22. So far as the appeal filed on behalf of the insurance company is concerned, I find that the insurance policy was placed on record as Ex.A-3 and Ashok Kumar was examined on behalf of the insurance company, but the tribunal did not decide this issue in favour of the insurance company only on the ground that the original insurance policy was not produced and Ex-A-3 was only a carbon copy of it. The tribunal has observed that if the original policy would have been produced, than it would have been fruitful to the insurance company. I find that once a policy is proved and exhibited, than it was admissible in evidence and observations of the tribunal in this regard is not correct and the same are set aside. However, from Ex-A-3 insurance policy itself, it is clear that Rs. 240/- extra premium was charged in the present case and this premium was charged for accepting unlimited liability by the insurance company.

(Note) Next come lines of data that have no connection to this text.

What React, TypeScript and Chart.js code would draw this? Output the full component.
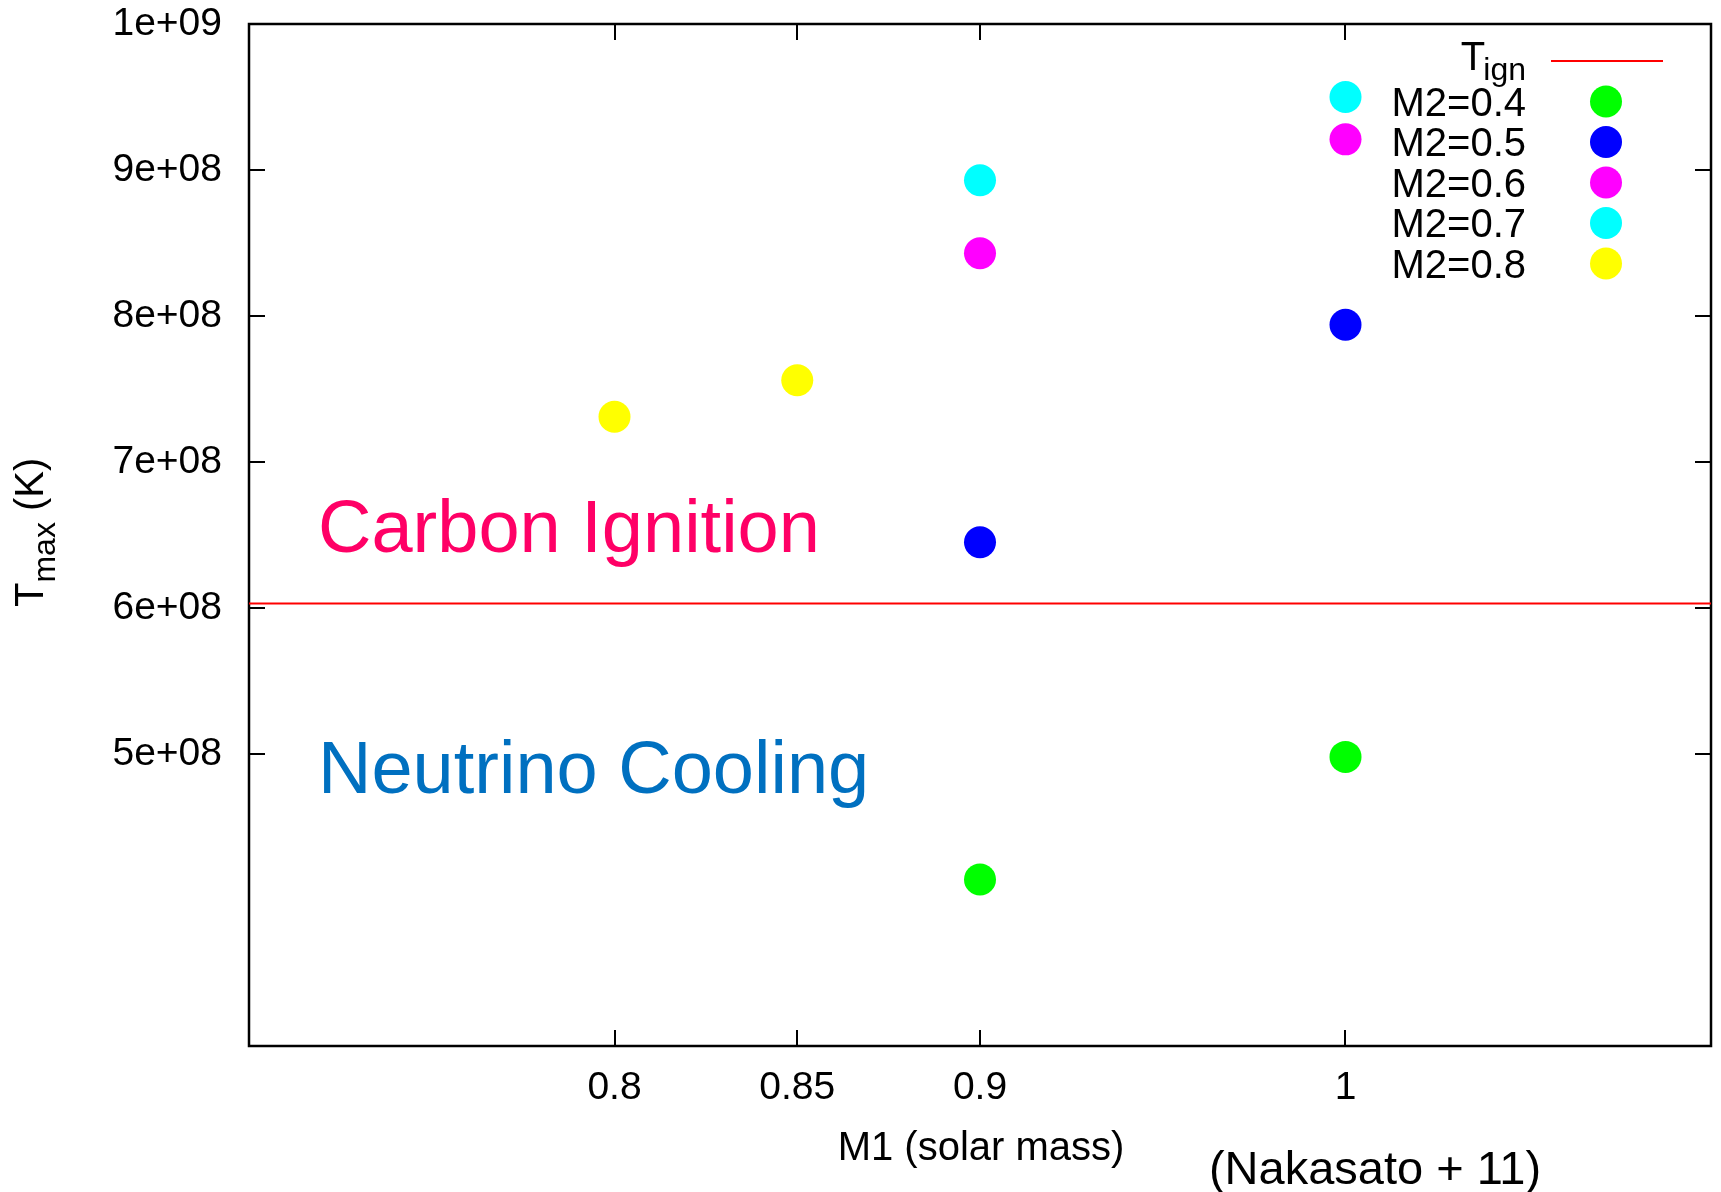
import React, { useEffect, useRef } from "react";
import { Chart, registerables } from "chart.js";

Chart.register(...registerables);

// ---- data ----
const xTicks = [0.8, 0.85, 0.9, 1];
const yTicks = [5e8, 6e8, 7e8, 8e8, 9e8, 1e9];
const xRange = [0.7, 1.1];
const yRange = [3e8, 1e9];

const tIgn = 6.03e8;

const m2Labels = ["M2=0.4", "M2=0.5", "M2=0.6", "M2=0.7", "M2=0.8"];
const m2Colors = ["#00ff00", "#0000ff", "#ff00ff", "#00ffff", "#ffff00"];

const m1_M04 = [0.9, 1.0];
const tmax_M04 = [4.14e8, 4.98e8];
const m1_M05 = [0.9, 1.0];
const tmax_M05 = [6.45e8, 7.94e8];
const m1_M06 = [0.9, 1.0];
const tmax_M06 = [8.43e8, 9.21e8];
const m1_M07 = [0.9, 1.0];
const tmax_M07 = [8.93e8, 9.5e8];
const m1_M08 = [0.8, 0.85];
const tmax_M08 = [7.31e8, 7.56e8];

const seriesX = [m1_M04, m1_M05, m1_M06, m1_M07, m1_M08];
const seriesY = [tmax_M04, tmax_M05, tmax_M06, tmax_M07, tmax_M08];

const FONT = "'Liberation Sans', Arial, sans-serif";

function fmtExp(v: number): string {
  const e = Math.floor(Math.log10(v) + 1e-9);
  const m = Math.round(v / Math.pow(10, e));
  return `${m}e+${String(e).padStart(2, "0")}`;
}

const decor = {
  id: "decor",
  beforeDatasetsDraw(chart: any) {
    const { ctx, chartArea: a, scales } = chart;
    ctx.save();
    ctx.strokeStyle = "#000";
    ctx.lineWidth = 2;
    const tl = 16;
    ctx.beginPath();
    xTicks.forEach((v) => {
      const px = Math.round(scales.x.getPixelForValue(v));
      ctx.moveTo(px, a.bottom);
      ctx.lineTo(px, a.bottom - tl);
      ctx.moveTo(px, a.top);
      ctx.lineTo(px, a.top + tl);
    });
    yTicks.forEach((v) => {
      const py = Math.round(scales.y.getPixelForValue(v));
      ctx.moveTo(a.left, py);
      ctx.lineTo(a.left + tl, py);
      ctx.moveTo(a.right, py);
      ctx.lineTo(a.right - tl, py);
    });
    ctx.stroke();
    ctx.lineWidth = 2.5;
    ctx.strokeRect(a.left, a.top, a.right - a.left, a.bottom - a.top);
    ctx.restore();
  },
  afterDatasetsDraw(chart: any) {
    const { ctx } = chart;
    ctx.save();
    ctx.textBaseline = "alphabetic";

    // region annotations
    ctx.textAlign = "left";
    ctx.font = `74px ${FONT}`;
    ctx.fillStyle = "#ff0066";
    ctx.fillText("Carbon Ignition", 318, 552);
    ctx.fillStyle = "#0070c0";
    ctx.fillText("Neutrino Cooling", 318, 793);

    // x-axis title
    ctx.fillStyle = "#000";
    ctx.textAlign = "center";
    ctx.font = `40px ${FONT}`;
    ctx.fillText("M1 (solar mass)", 981, 1160);

    // citation
    ctx.font = `47px ${FONT}`;
    ctx.fillText("(Nakasato + 11)", 1375, 1184);

    // y-axis title (rotated, with subscript)
    ctx.save();
    ctx.translate(43, 607);
    ctx.rotate(-Math.PI / 2);
    ctx.textAlign = "left";
    ctx.font = `40px ${FONT}`;
    ctx.fillText("T", 0, 0);
    let w = ctx.measureText("T").width;
    ctx.font = `32px ${FONT}`;
    ctx.fillText("max", w, 12);
    w += ctx.measureText("max").width;
    ctx.font = `40px ${FONT}`;
    ctx.fillText(" (K)", w, 0);
    ctx.restore();

    // legend
    const textRight = 1526;
    const markX = 1606;
    ctx.textAlign = "left";
    ctx.font = `32px ${FONT}`;
    const wSub = ctx.measureText("ign").width;
    ctx.font = `40px ${FONT}`;
    const wT = ctx.measureText("T").width;
    const startX = textRight - wSub - wT + 2;
    ctx.fillText("T", startX, 70);
    ctx.font = `32px ${FONT}`;
    ctx.fillText("ign", startX + wT - 2, 80);
    ctx.strokeStyle = "#ff0000";
    ctx.lineWidth = 2;
    ctx.beginPath();
    ctx.moveTo(1551, 61);
    ctx.lineTo(1663, 61);
    ctx.stroke();

    ctx.font = `40px ${FONT}`;
    ctx.textAlign = "right";
    m2Labels.forEach((lab, i) => {
      const cy = 101.5 + i * 40.5;
      ctx.fillStyle = "#000";
      ctx.fillText(lab, textRight, cy + 14);
      ctx.fillStyle = m2Colors[i];
      ctx.beginPath();
      ctx.arc(markX, cy, 16, 0, Math.PI * 2);
      ctx.fill();
    });
    ctx.restore();
  },
};

export default function App() {
  const ref = useRef<HTMLCanvasElement | null>(null);

  useEffect(() => {
    if (!ref.current) return;
    const datasets: any[] = [
      {
        label: "Tign",
        data: [
          { x: xRange[0], y: tIgn },
          { x: xRange[1], y: tIgn },
        ],
        showLine: true,
        borderColor: "#ff0000",
        borderWidth: 2,
        pointRadius: 0,
        fill: false,
      },
    ];
    m2Labels.forEach((lab, i) => {
      datasets.push({
        label: lab,
        data: seriesX[i].map((x, j) => ({ x, y: seriesY[i][j] })),
        pointRadius: 16,
        pointHoverRadius: 16,
        pointBackgroundColor: m2Colors[i],
        pointBorderWidth: 0,
        borderColor: m2Colors[i],
        showLine: false,
      });
    });

    const zeroPad = (s: any) => {
      s.paddingTop = 0;
      s.paddingBottom = 0;
      s.paddingLeft = 0;
      s.paddingRight = 0;
    };

    const chart = new Chart(ref.current, {
      type: "scatter",
      data: { datasets },
      options: {
        animation: false,
        responsive: false,
        devicePixelRatio: 1,
        layout: { autoPadding: false, padding: { top: 24, right: 10, left: 0, bottom: 0 } },
        plugins: {
          legend: { display: false },
          tooltip: { enabled: false },
          title: { display: false },
        },
        scales: {
          x: {
            type: "linear",
            min: xRange[0],
            max: xRange[1],
            grid: { display: false, drawTicks: false },
            border: { display: false },
            ticks: {
              color: "#000",
              font: { family: FONT, size: 39 },
              padding: 19,
              maxRotation: 0,
              autoSkip: false,
              callback: (v: any) => String(Number(v)),
            },
            afterBuildTicks: (s: any) => {
              s.ticks = xTicks.map((v) => ({ value: v }));
            },
            afterFit: (s: any) => {
              s.height = 146;
              zeroPad(s);
            },
          },
          y: {
            type: "linear",
            min: yRange[0],
            max: yRange[1],
            grid: { display: false, drawTicks: false },
            border: { display: false },
            ticks: {
              color: "#000",
              font: { family: FONT, size: 39 },
              padding: 27,
              autoSkip: false,
              callback: (v: any) => fmtExp(Number(v)),
            },
            afterBuildTicks: (s: any) => {
              s.ticks = yTicks.map((v) => ({ value: v }));
            },
            afterFit: (s: any) => {
              s.width = 249;
              zeroPad(s);
            },
          },
        },
      },
      plugins: [decor],
    });
    return () => chart.destroy();
  }, []);

  return (
    <div
      style={{
        position: "fixed",
        left: 0,
        top: 0,
        width: 1721,
        height: 1192,
        background: "#fff",
      }}
    >
      <canvas ref={ref} width={1721} height={1192} style={{ display: "block" }} />
    </div>
  );
}
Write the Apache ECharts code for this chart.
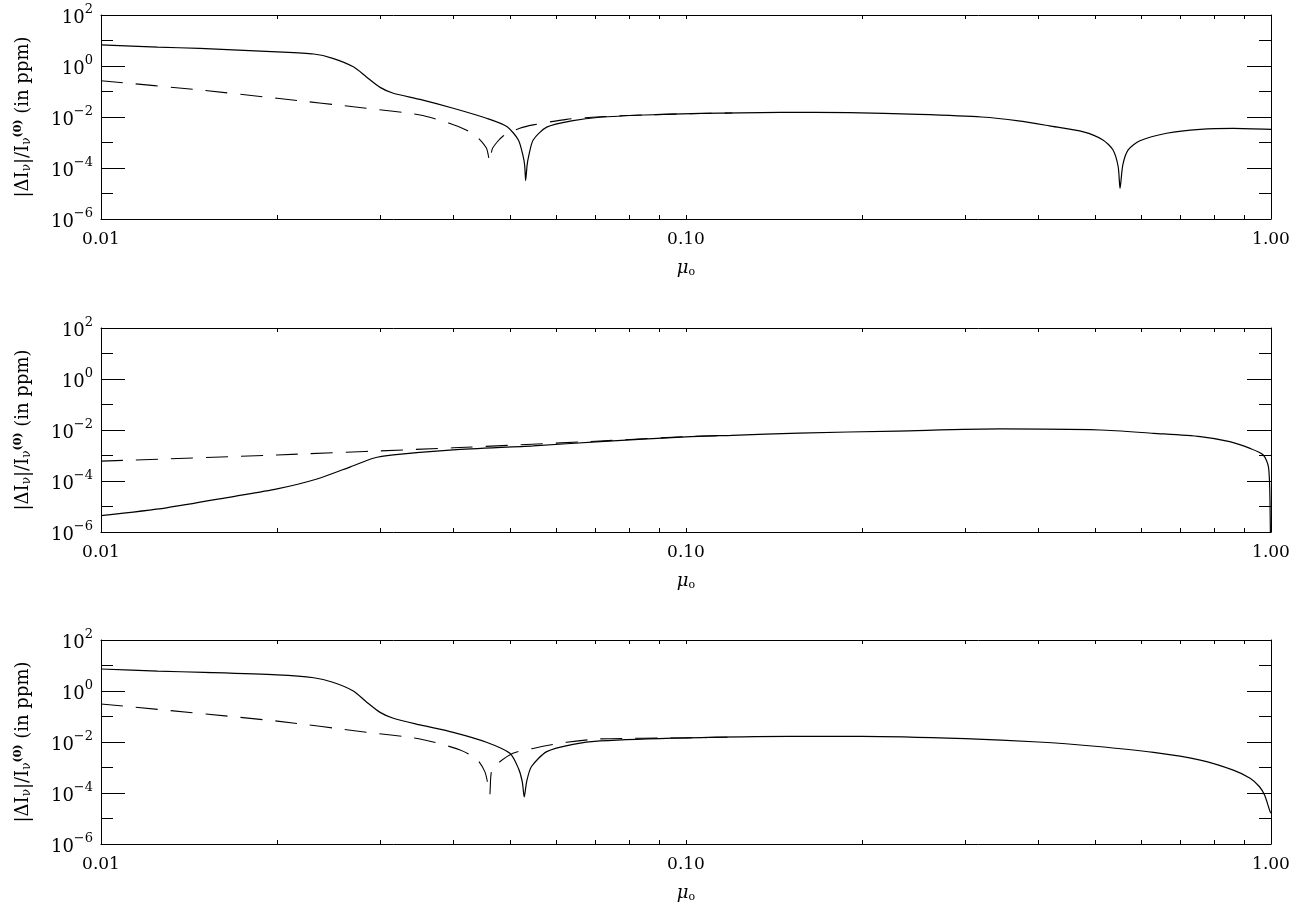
<!DOCTYPE html>
<html>
<head>
<meta charset="utf-8">
<script src="https://cdn.jsdelivr.net/npm/echarts@6/dist/echarts.min.js"></script>
<style>
html,body{margin:0;padding:0;background:#fff;}
#chart{width:1298px;height:907px;}
</style>
</head>
<body>
<div id="chart"></div>
<script>
// ---- Data ----
// Panel 1
const mu1Solid = [0.010,0.0125,0.01475,0.020,0.0231,0.0249,0.027,0.0284,0.030,0.0316,0.0351,0.040,0.0456,0.0494,0.0517,0.0527,0.0530,0.0532,0.0535,0.0538,0.0548,0.0578,0.0641,0.0713,0.085,0.106,0.145,0.19,0.25,0.32,0.37,0.418,0.478,0.516,0.537,0.548,0.552,0.558,0.570,0.597,0.663,0.757,0.862,1.0];
const val1Solid = [6.7,5.5,4.9,3.6,2.95,2.0,0.93,0.38,0.145,0.085,0.049,0.022,0.0089,0.0042,0.00126,0.000275,0.000126,0.000032,0.000126,0.000275,0.00126,0.0040,0.0072,0.0098,0.012,0.0138,0.0151,0.0148,0.0126,0.0100,0.0071,0.0045,0.0026,0.00126,0.00051,0.000112,0.000016,0.00013,0.00051,0.00117,0.0023,0.0033,0.0036,0.0033];
const mu1Dash = [0.010,0.01475,0.020,0.0284,0.0351,0.0395,0.0421,0.0439,0.0456,0.0462,0.0467,0.0487,0.0520,0.0548,0.0625,0.0713,0.085,0.106,0.12];
const val1Dash = [0.265,0.115,0.054,0.022,0.012,0.0056,0.0031,0.0017,0.00059,0.00018,0.00059,0.0018,0.0036,0.0049,0.0081,0.0102,0.0121,0.0138,0.0143];
// Panel 2
const mu2Solid = [0.010,0.01294,0.01682,0.020,0.0234,0.0267,0.0292,0.0316,0.040,0.0548,0.0713,0.10,0.12,0.156,0.23,0.345,0.51,0.63,0.757,0.85,0.921,0.970,0.990,0.996,0.9995];
const val2Solid = [4.4e-6,8.9e-6,2.45e-5,4.9e-5,1.2e-4,3.6e-4,7.8e-4,1.05e-3,1.66e-3,2.4e-3,3.5e-3,5.4e-3,6.2e-3,7.6e-3,9.1e-3,0.011,0.010,7.4e-3,5.5e-3,3.5e-3,1.9e-3,1.05e-3,3.6e-4,1.8e-5,1e-8];
const mu2Dash = [0.010,0.020,0.040,0.0713,0.10,0.12];
const val2Dash = [6.0e-4,1.05e-3,2.0e-3,3.7e-3,5.5e-3,6.2e-3];
// Panel 3
const mu3Solid = [0.010,0.0125,0.015,0.020,0.0231,0.0249,0.027,0.0284,0.030,0.0316,0.0351,0.040,0.0456,0.050,0.0517,0.0525,0.0529,0.0534,0.0544,0.0578,0.0641,0.0713,0.10,0.15,0.20,0.30,0.40,0.50,0.63,0.757,0.862,0.921,0.955,0.975,0.996,1.0];
const val3Solid = [7.3,6.0,5.4,4.3,3.3,2.2,1.0,0.38,0.145,0.085,0.047,0.024,0.0098,0.0036,0.00093,0.000275,0.00007,0.000275,0.00107,0.0042,0.0081,0.011,0.0145,0.0166,0.0166,0.0135,0.010,0.0068,0.0039,0.00195,0.00079,0.00038,0.00018,0.000083,0.000019,0.000016];
const mu3Dash = [0.010,0.020,0.0284,0.0351,0.0411,0.0439,0.0453,0.0459,0.0462,0.0465,0.0477,0.0506,0.0548,0.0625,0.0713,0.10,0.12];
const val3Dash = [0.31,0.066,0.024,0.0132,0.0049,0.0021,0.00069,0.00020,0.000089,0.00069,0.00145,0.0036,0.0056,0.0098,0.0132,0.0145,0.0155];

// Tick labels / positions
const xLabelValues = [0.01, 0.1, 1];
const xTickValues = [0.01,0.02,0.03,0.04,0.05,0.06,0.07,0.08,0.09,0.1,0.2,0.3,0.4,0.5,0.6,0.7,0.8,0.9,1];
const yMin = 1e-6, yMax = 1e2;

const panels = [
  {solid:[mu1Solid,val1Solid], dash:[mu1Dash,val1Dash]},
  {solid:[mu2Solid,val2Solid], dash:[mu2Dash,val2Dash]},
  {solid:[mu3Solid,val3Solid], dash:[mu3Dash,val3Dash]}
];
const tops = [15, 328, 640];

const FONT = 'DejaVu Serif';
const pairs = (m, v) => m.map((x, k) => [x, v[k]]);

const grids = [], xAxes = [], yAxes = [], series = [];
panels.forEach((p, i) => {
  grids.push({left: 101, width: 1170, top: tops[i], height: 204});
  const baseX = {
    type: 'log', logBase: 10, min: 0.01, max: 1, gridIndex: i,
    axisLine: {show: true, lineStyle: {color: '#000', width: 1}},
    axisTick: {show: true, inside: true, length: 4, customValues: xTickValues, lineStyle: {color: '#000'}},
    splitLine: {show: false}, minorTick: {show: false}
  };
  xAxes.push(Object.assign({}, baseX, {
    position: 'bottom',
    axisLabel: {show: true, customValues: xLabelValues, formatter: v => Number(v).toFixed(2),
      fontFamily: FONT, fontSize: 17, color: '#000', margin: 12},
    name: '{m|μ}{s|o}', nameLocation: 'middle', nameGap: 40,
    nameTextStyle: {rich: {
      m: {fontFamily: FONT, fontSize: 18, color: '#000', fontStyle: 'italic'},
      s: {fontFamily: FONT, fontSize: 11, color: '#000', padding: [8, 0, 0, 0]}
    }}
  }));
  xAxes.push(Object.assign({}, baseX, {position: 'top', axisLabel: {show: false}}));

  const baseY = {
    type: 'log', logBase: 10, min: yMin, max: yMax, gridIndex: i,
    splitLine: {show: false}, minorTick: {show: false}
  };
  yAxes.push(Object.assign({}, baseY, {
    position: 'left', interval: 2,
    axisLine: {show: true, lineStyle: {color: '#000', width: 1}},
    axisTick: {show: true, inside: true, length: 24, lineStyle: {color: '#000'}},
    axisLabel: {show: true, margin: 8, showMinLabel: true, showMaxLabel: true,
      formatter: v => {
        const e = Math.round(Math.log10(v));
        return '{b|10}{s|' + (e < 0 ? '\u2212' + (-e) : e) + '}';
      },
      rich: {
        b: {fontFamily: FONT, fontSize: 18, color: '#000', lineHeight: 24, verticalAlign: 'bottom'},
        s: {fontFamily: FONT, fontSize: 13, color: '#000', lineHeight: 24, verticalAlign: 'top'}
      }
    },
    name: '{t|\u007C\u0394I}{b|\u03BD}{t|\u007C/I}{b|\u03BD}{p|(0)}{t| (in ppm)}',
    nameLocation: 'middle', nameGap: 68, nameRotate: 90,
    nameTextStyle: {rich: {
      t: {fontFamily: FONT, fontSize: 18, color: '#000'},
      b: {fontFamily: FONT, fontSize: 12, color: '#000', padding: [7, 0, 0, 0]},
      p: {fontFamily: FONT, fontSize: 11, color: '#000', fontWeight: 'bold', padding: [0, 0, 9, 0]}
    }}
  }));
  yAxes.push(Object.assign({}, baseY, {
    position: 'left', interval: 1,
    axisLine: {show: false},
    axisTick: {show: true, inside: true, length: 12, lineStyle: {color: '#000'}},
    axisLabel: {show: false}
  }));
  yAxes.push(Object.assign({}, baseY, {
    position: 'right', interval: 2,
    axisLine: {show: true, lineStyle: {color: '#000', width: 1}},
    axisTick: {show: true, inside: true, length: 24, lineStyle: {color: '#000'}},
    axisLabel: {show: false}
  }));
  yAxes.push(Object.assign({}, baseY, {
    position: 'right', interval: 1,
    axisLine: {show: false},
    axisTick: {show: true, inside: true, length: 12, lineStyle: {color: '#000'}},
    axisLabel: {show: false}
  }));

  series.push({
    type: 'line', xAxisIndex: 2 * i, yAxisIndex: 4 * i, showSymbol: false, symbol: 'none',
    data: pairs(p.dash[0], p.dash[1]), z: 2, clip: true, smooth: 0.25,
    lineStyle: {color: '#000', width: 1.1, type: [22, 13]}
  });
  series.push({
    type: 'line', xAxisIndex: 2 * i, yAxisIndex: 4 * i, showSymbol: false, symbol: 'none',
    data: pairs(p.solid[0], p.solid[1]), z: 3, clip: true, smooth: 0.25,
    lineStyle: {color: '#000', width: 1.2, type: 'solid'}
  });
});

const chart = echarts.init(document.getElementById('chart'), null, {renderer: 'canvas'});
chart.setOption({
  animation: false,
  backgroundColor: '#fff',
  grid: grids,
  xAxis: xAxes,
  yAxis: yAxes,
  series: series
});
</script>
</body>
</html>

23. The Division Bench in the case of National Insurance Company Ltd. v. Laxmi and Ors., considered the question of unlimited liability of the insurance company, where Rs. 240/- was accepted by the insurance company as extra premium.

24. The Division Bench in the aforesaid case, after considering the said point, held as under;

Pursuant thereto, the Motor Accidents Claims Tribunal framed a fresh issue 'whether non-applicant No. 3, National Insurance Co. Ltd. is liable only to the extent of Rs. 50,000/- or its liability is unlimited'. After considering the material, which was brought on record by the parties during the proceedings after remand from the Supreme Court, it was found by the Tribunal that a premium for the 'Act only policy' was Rs. 200, the premium charged from the owner of the vehicle in the present case is Rs. 240/-, which was captioned under 'liability to public risk Act only', which under the insurance jargon considered as 'third party risk policy' by charging higher than the 'Act only policy' and on that premise, it came to the conclusion that the insurance company has charged additional premium for public risk and its liability towards 'third party risk' was unlimited. Consequently, the insurance company was held liable for the entire claim to the extent the owner was liable in respect of injury caused to the third party.

25. In view of above observations of the Division Bench, I do not find any force in the appeal filed by the insurance company.

26. Consequently, the SB GMA No. 782/1993,691/1993 arid 811/1993 are allowed. The SB CMA No. 783/1993 is partly allowed. The SB CMA No. 8/1994.filed by the Insurance Company is dismissed.

27. It is held that the claimants in SB CMA No. 782/1993 will be entitled to a total amount of compensation as Rs. 50,000/- in place of Rs. 35,000/- awarded by the Tribunal/The claimant Krishandhan Dutt in SB CMA No. 783/1993 will be entitled to a total compensation of Rs. 1,01,500/- (Rs. 1,45,000/- Rs. 43.500/- being 30%) in place of Rs. 81,900/- as awarded by the Tribunal. The claimant Tapi Dullam in SB CMA No. 811/1993 will be entitled to a total compensation of Rs. 5,20,000/- in place of Rs. 2,38,000/- awarded by the Tribunal. The injured Kamal in SB CMA No. 691/1993 will be entitled to a total compensation of Rs. 60,000/- in place of Rs. 42.000/-,

28. The respondents have already paid the amount of compensation as awarded by the Tribunal. Therefore, the respondents will now make the payment of only remaining amount i.e., Rs. 15000/-, Rs. 19.600/-, Rs. 1,82,000/- and Rs. 18.000A-respectively within a period of two months with interest at the rate of 6% per annum from the date of filing of the claim application till the date of payment thereof. The Tribunal is directed to deposit the entire amount in the Monthly Income Scheme of the Post Office in the name of the appellants for a period of six years, with liberty to them to withdraw the monthly interest accrued thereon. No order as to costs.